I think this is based on too narrow a concept of science. Science is not just theories or laws; it is also a method, and the method includes careful observation, deliberate experimentation, quantitative measurement, the systematic collection of facts, and the organizing of those facts into patterns. Those methods were at work in, for instance, Smeaton’s water wheel experiments, or in inoculation and vaccination against smallpox.
More broadly, the creation of scientific theory is too narrow a concept of the goal of the Baconian program. The program was to collect, systematize, and disseminate useful knowledge—at all levels of abstraction, from the broadest theories all the way down to practical techniques. Naturally, the projects that aimed directly at useful techniques first achieved the earliest results, and those that aimed at theoretical understanding achieved later but more powerful results.
Wider than one century
If we widen our view in time as well, we immediately perceive crucial inventions and discoveries well before the IR. The two that stand out most to me are the improvements in navigation that led to the Age of Discovery, and the printing press—both around the 15th century.

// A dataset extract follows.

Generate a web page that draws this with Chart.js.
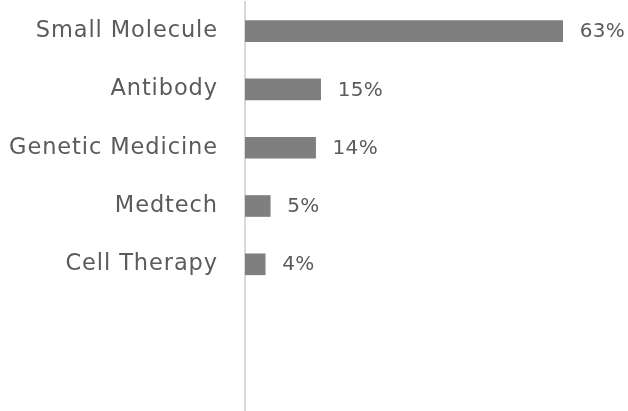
<!DOCTYPE html>
<html>
<head>
<meta charset="utf-8">
<script src="https://cdn.jsdelivr.net/npm/chart.js@4/dist/chart.umd.min.js"></script>
<style>
  html, body { margin: 0; padding: 0; background: #ffffff; overflow: hidden; }
  canvas { display: block; }
</style>
</head>
<body>
<canvas id="chart" width="628" height="411"></canvas>
<script>
// Share of programmes by modality (%)
const categories = ['Small Molecule', 'Antibody', 'Genetic Medicine', 'Medtech', 'Cell Therapy', '', ''];
const shares = [63, 15, 14, 5, 4, null, null];

const TEXT_COLOR = '#5b5b5b';
const FONT_FAMILY = '"DejaVu Sans", sans-serif';

// Writes "NN%" just past the end of each bar
const valueLabels = {
  id: 'valueLabels',
  afterDatasetsDraw(chart) {
    const ctx = chart.ctx;
    const meta = chart.getDatasetMeta(0);
    ctx.save();
    ctx.letterSpacing = '0.3px';
    ctx.font = '20px ' + FONT_FAMILY;
    ctx.fillStyle = TEXT_COLOR;
    ctx.textAlign = 'left';
    ctx.textBaseline = 'middle';
    meta.data.forEach((bar, i) => {
      const v = shares[i];
      if (v == null) return;
      ctx.fillText(v + '%', bar.x + 17, bar.y + 1);
    });
    ctx.restore();
  }
};

// Slightly wider tracking for the category labels
const tracking = {
  id: 'tracking',
  beforeDraw(chart) {
    chart.ctx.letterSpacing = '0.9px';
  }
};

new Chart(document.getElementById('chart'), {
  type: 'bar',
  data: {
    labels: categories,
    datasets: [{
      data: shares,
      backgroundColor: '#7f7f7f',
      borderWidth: 0,
      barThickness: 21
    }]
  },
  options: {
    indexAxis: 'y',
    responsive: false,
    maintainAspectRatio: false,
    animation: false,
    devicePixelRatio: 1,
    layout: { padding: { top: 2, bottom: 1, left: 0, right: 30 } },
    plugins: {
      legend: { display: false },
      tooltip: { enabled: false }
    },
    scales: {
      x: {
        display: false,
        min: 0,
        max: 70
      },
      y: {
        afterFit(scale) {
          // fixed label column; the axis line runs the full height
          scale.width = 245;
          scale.paddingTop = 0;
          scale.paddingBottom = 0;
        },
        grid: { display: false, drawTicks: false },
        border: { display: true, color: '#d9d9d9', width: 2 },
        ticks: {
          padding: 27,
          color: TEXT_COLOR,
          font: { family: FONT_FAMILY, size: 22.5 }
        }
      }
    }
  },
  plugins: [valueLabels, tracking]
});
</script>
</body>
</html>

The printing press lowered the cost and increased the volume of communication, including scientific and technical writing. The voyages of discovery led to global trade, which drove the growth of port cities such as London, made new products available to consumers, and generally created economic growth.
I don’t think it’s a coincidence that these developments preceded the Scientific and Industrial Revolutions by just a couple of centuries—I see a straight line from the former to the latter.
Wider than material progress
Finally, we miss the big picture if we only think about material progress—scientific, technological, industrial, economic—and ignore progress in morality, society, and government.
Consider that, coincident with the Industrial Age, we have also seen the replacement of monarchy with republics, the virtual end of slavery, equal rights for women, and an international consensus against using war to acquire territory. (There are caveats one could add to each of those achievements, but the overall trend is undeniable in each case.) See my review of Pinker’s Better Angels for many relevant details.
Again, something deeper has been going on—deeper even than science, technology and industry.
Not a coincidence
It’s not a coincidence that several non-steam powered mechanical inventions were created around the same time as the steam engine. Or that several non-mechanical innovations were created around the same time as the mechanical ones. Or that the Scientific and Industrial Revolutions happened within a century or two of each other, and in the same region of the world—after millenia of relatively slow progress in both knowledge and the economy. Or that new ways of thinking about government and society came about at the same time as new ways of thinking about science and technology.
There must be some very deep underlying trend that explains these non-coincidences. And that is why I am sympathetic to explanations that invoke fundamental changes in thinking, such as Pinker’s appeal to “reason, science, and humanism” in Enlightenment Now.
You can argue with that explanation—but any theory that ends at “coal” can explain at most a small piece of the puzzle. Such explanations miss the big picture.